Technically I shouldn't be calling this pasta primavera as this is neither tomato based nor super light - two traits of the traditional dish. But this is my own version and it is one of the nicest I have ever had. As a teenager I was vegetarian for many years and at that time there were not very many vegetarian options on menus, so one thing that I ate a lot of was a "pasta primavera", the standard meatless option. I quote it because it was frequently a heavy and thick cream based dish that scarcely resembled fresh vegetables. I actually have a very distinct memory of eating it at the Disneyland hotel and not being able to finish it because it was congealed and cold - not that I am claiming that everyone else's food was good that day :). I also have a few really amazing memories of this fresh vegetable pasta dish, one great one in particular visiting my aunt on the east coast at around the same age.
So, for me this dish has high hopes and I certainly wouldn't make it unless I had nice fresh vegetables. So how to turn a potentially boring dish into something great? Use Marcella Hazan as your inspiration! I used the basis of the cream sauce from her Creamy Basil and Zucchini dish from her Classic Italian Cookbook and did a little tweaking. It is nice because there is no cream, but you get a really nice creamy consistency from the egg yolk and cheeses. When I had my vision for this this afternoon at work I had imagined making pasta from scratch too, but by the time I got home I was too tired so some store bought linguine did the trick. You could use any pasta here I would think. And of course do mix up the vegetables just tweak the blanching time accordingly you want to under cook them to make them just tender but still crisp.
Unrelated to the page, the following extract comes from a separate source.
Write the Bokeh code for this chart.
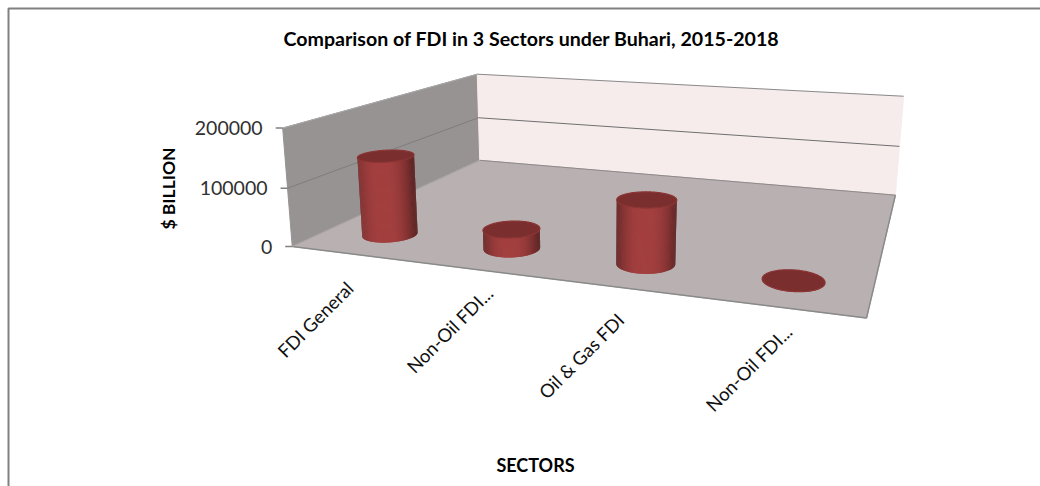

Veggies that would be great I think would be asparagus, summer squash, and peppers.
Creamy Pasta Primavera:
(makes 2-4 portions)
-1 zucchini, scrubbed and cut into 1/2cm rounds.
-3 small carrots, diagonally cut into 1" pieces
-1/2 small onion, sliced and broken into half moons.
-2 celery stalks, diagonally cut into 1" pieces
-1 tomato, de-seed and cut into ribs (see below)
-1/2 bag of baby spinach (60g dry), washed
-3T butter
-1T oil
-1 egg yolk
-1/2C freshly grated Parmiggiano Reggiano (or 1/4 each of Parmiggiano Reggiano and Pecorino Romano)
-1/2C milk
-1T flour
-salt and pepper to season
1. Prep the zucchini, carrots, spinach and celery. Bring a large unsalted pot of water to a boil and prepare an ice bath big enough to accommodate all the veggies nearby. Put the carrots in the water and set the timer for a minute. Once the timer is done add the zucchini and celery and set another minute timer. When that is up add the spinach for one last minute. Remove all the veggies from the pot and immediately submerge them in an ice bath. (TIP: if you use a slotted spoon rather then draining the water you can boil the pasta in it.). When the veggies have cooled drain and set aside.
2. In a saute pan over medium low heat sweat the onions until tender (about 10 minutes) stirring frequently so they don't brown. Meanwhile seed and chop the tomato. To do this first remove the core from the tomato and cut it in half through the core and then in quarters again so that you can see all the seeds. over a sink or garbage bowl slide clean fingers into each quarter of the tomato to discard the seeds. Now cut the tomato into strips 1cm thick, and then each strip in half widthwise. Add the tomatoes to the cooked veggies. When the onions are done take off the heat and set aside.
3. Assemble all your ingredients so you are ready to put it all together, have at hand the cheese, milk, egg yolk and veggies. Stir the flour into the milk to dissolve it.
4. Melt 1.5T of the butter in a large saute pan over medium heat, meanwhile put the pasta on. The pasta will cook while you make the sauce. When the butter starts to bubble turn it down to medium low and slowly whisk in the milk and flour. Allow to cook for a minute continuously whisking. Add all of the veggies turning a few times to coat and allow the veggies to heat up. When they are heated through remove from the heat and immediately stir in the remaining butter. Once melted do the same for the egg yolk and cheese. When the cheese has melted and the sauce is consistent you will want to taste for seasoning, you will probably need about a 1/2t salt plus several healthy grindings of pepper.
5. Drain the pasta and toss with the sauce immediately.